►
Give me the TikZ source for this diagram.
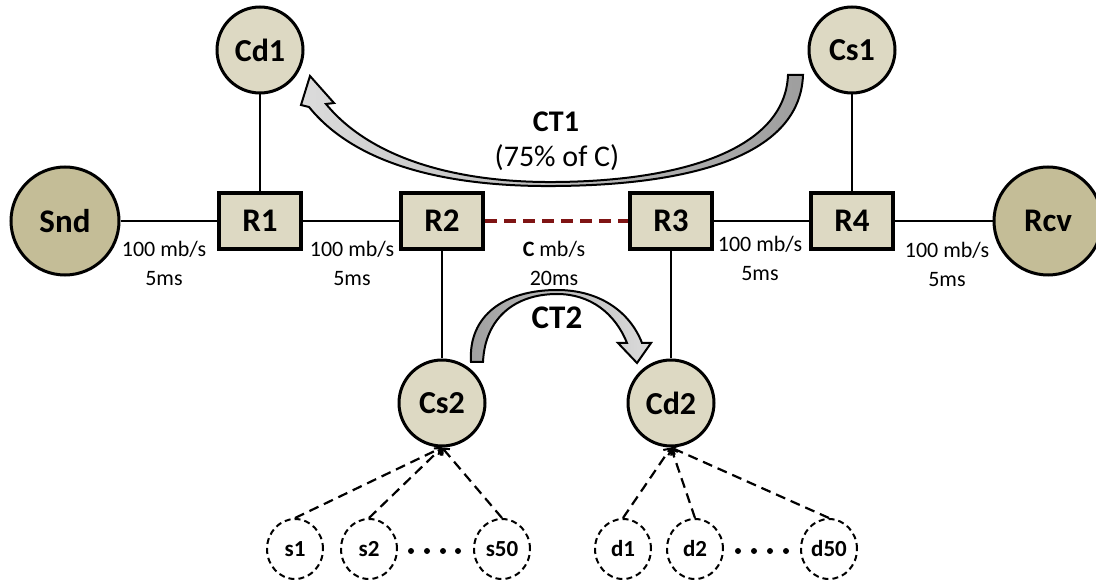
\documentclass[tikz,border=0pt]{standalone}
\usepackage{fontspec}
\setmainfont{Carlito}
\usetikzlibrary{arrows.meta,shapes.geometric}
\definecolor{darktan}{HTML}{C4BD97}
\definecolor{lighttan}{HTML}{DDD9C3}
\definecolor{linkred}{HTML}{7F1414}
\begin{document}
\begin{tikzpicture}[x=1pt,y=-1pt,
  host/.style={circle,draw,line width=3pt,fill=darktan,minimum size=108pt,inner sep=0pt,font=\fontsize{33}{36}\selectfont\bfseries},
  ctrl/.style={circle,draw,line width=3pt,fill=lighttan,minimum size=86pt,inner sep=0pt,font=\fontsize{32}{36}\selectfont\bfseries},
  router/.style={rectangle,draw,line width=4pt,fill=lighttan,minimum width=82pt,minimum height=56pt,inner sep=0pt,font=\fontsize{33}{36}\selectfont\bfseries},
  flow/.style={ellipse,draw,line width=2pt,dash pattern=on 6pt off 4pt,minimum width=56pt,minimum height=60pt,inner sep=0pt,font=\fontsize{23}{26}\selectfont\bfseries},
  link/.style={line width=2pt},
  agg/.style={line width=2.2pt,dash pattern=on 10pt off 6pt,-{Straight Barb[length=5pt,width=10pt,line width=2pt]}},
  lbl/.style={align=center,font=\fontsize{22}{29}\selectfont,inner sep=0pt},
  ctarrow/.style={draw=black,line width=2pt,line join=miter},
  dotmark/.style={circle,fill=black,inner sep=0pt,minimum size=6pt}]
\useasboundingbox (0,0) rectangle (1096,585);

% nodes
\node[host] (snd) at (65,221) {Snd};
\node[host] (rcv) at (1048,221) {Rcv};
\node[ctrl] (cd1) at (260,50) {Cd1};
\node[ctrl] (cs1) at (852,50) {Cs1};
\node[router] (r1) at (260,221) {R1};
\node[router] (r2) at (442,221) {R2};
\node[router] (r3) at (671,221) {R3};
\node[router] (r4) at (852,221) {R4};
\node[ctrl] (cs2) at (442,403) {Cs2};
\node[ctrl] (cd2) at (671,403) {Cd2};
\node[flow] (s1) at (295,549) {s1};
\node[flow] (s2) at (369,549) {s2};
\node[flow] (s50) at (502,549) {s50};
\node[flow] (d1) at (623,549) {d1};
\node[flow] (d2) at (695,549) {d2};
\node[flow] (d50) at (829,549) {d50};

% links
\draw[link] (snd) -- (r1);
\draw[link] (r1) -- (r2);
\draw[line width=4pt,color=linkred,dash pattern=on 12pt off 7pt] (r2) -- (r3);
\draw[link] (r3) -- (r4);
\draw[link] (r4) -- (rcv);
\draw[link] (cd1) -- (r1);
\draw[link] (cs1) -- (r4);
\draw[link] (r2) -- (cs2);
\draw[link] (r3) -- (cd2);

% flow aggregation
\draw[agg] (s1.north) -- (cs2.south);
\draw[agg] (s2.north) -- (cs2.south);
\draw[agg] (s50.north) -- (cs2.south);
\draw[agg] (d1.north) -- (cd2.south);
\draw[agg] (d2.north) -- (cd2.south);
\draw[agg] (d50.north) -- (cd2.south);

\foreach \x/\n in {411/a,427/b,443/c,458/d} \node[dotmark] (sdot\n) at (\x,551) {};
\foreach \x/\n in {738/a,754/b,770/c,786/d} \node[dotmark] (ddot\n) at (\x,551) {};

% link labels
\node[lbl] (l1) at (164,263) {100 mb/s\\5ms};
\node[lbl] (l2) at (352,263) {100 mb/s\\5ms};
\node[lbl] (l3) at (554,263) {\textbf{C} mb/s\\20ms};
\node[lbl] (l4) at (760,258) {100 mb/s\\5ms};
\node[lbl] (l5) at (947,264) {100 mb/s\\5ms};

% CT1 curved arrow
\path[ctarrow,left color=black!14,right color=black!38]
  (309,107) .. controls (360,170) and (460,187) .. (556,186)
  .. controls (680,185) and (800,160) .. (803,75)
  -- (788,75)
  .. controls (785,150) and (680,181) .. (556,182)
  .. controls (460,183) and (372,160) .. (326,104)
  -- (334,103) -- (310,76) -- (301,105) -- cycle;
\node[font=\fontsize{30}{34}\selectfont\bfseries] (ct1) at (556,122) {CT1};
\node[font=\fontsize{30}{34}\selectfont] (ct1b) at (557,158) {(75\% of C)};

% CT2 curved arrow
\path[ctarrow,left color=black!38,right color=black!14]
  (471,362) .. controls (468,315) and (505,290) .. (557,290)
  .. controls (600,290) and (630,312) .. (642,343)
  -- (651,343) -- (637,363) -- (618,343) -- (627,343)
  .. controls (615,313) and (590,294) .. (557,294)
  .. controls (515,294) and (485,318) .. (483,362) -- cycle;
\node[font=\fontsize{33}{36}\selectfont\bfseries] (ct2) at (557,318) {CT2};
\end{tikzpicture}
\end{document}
◄
* _Aim_: Pictures stay out. Print the data exactly, from its first line through the line containing "(d50) at (829,549)".

* _Solution for this problem_:
Give me the TikZ source for this diagram.
\documentclass[tikz,border=0pt]{standalone}
\usepackage{fontspec}
\setmainfont{Carlito}
\usetikzlibrary{arrows.meta,shapes.geometric}
\definecolor{darktan}{HTML}{C4BD97}
\definecolor{lighttan}{HTML}{DDD9C3}
\definecolor{linkred}{HTML}{7F1414}
\begin{document}
\begin{tikzpicture}[x=1pt,y=-1pt,
  host/.style={circle,draw,line width=3pt,fill=darktan,minimum size=108pt,inner sep=0pt,font=\fontsize{33}{36}\selectfont\bfseries},
  ctrl/.style={circle,draw,line width=3pt,fill=lighttan,minimum size=86pt,inner sep=0pt,font=\fontsize{32}{36}\selectfont\bfseries},
  router/.style={rectangle,draw,line width=4pt,fill=lighttan,minimum width=82pt,minimum height=56pt,inner sep=0pt,font=\fontsize{33}{36}\selectfont\bfseries},
  flow/.style={ellipse,draw,line width=2pt,dash pattern=on 6pt off 4pt,minimum width=56pt,minimum height=60pt,inner sep=0pt,font=\fontsize{23}{26}\selectfont\bfseries},
  link/.style={line width=2pt},
  agg/.style={line width=2.2pt,dash pattern=on 10pt off 6pt,-{Straight Barb[length=5pt,width=10pt,line width=2pt]}},
  lbl/.style={align=center,font=\fontsize{22}{29}\selectfont,inner sep=0pt},
  ctarrow/.style={draw=black,line width=2pt,line join=miter},
  dotmark/.style={circle,fill=black,inner sep=0pt,minimum size=6pt}]
\useasboundingbox (0,0) rectangle (1096,585);

% nodes
\node[host] (snd) at (65,221) {Snd};
\node[host] (rcv) at (1048,221) {Rcv};
\node[ctrl] (cd1) at (260,50) {Cd1};
\node[ctrl] (cs1) at (852,50) {Cs1};
\node[router] (r1) at (260,221) {R1};
\node[router] (r2) at (442,221) {R2};
\node[router] (r3) at (671,221) {R3};
\node[router] (r4) at (852,221) {R4};
\node[ctrl] (cs2) at (442,403) {Cs2};
\node[ctrl] (cd2) at (671,403) {Cd2};
\node[flow] (s1) at (295,549) {s1};
\node[flow] (s2) at (369,549) {s2};
\node[flow] (s50) at (502,549) {s50};
\node[flow] (d1) at (623,549) {d1};
\node[flow] (d2) at (695,549) {d2};
\node[flow] (d50) at (829,549) {d50};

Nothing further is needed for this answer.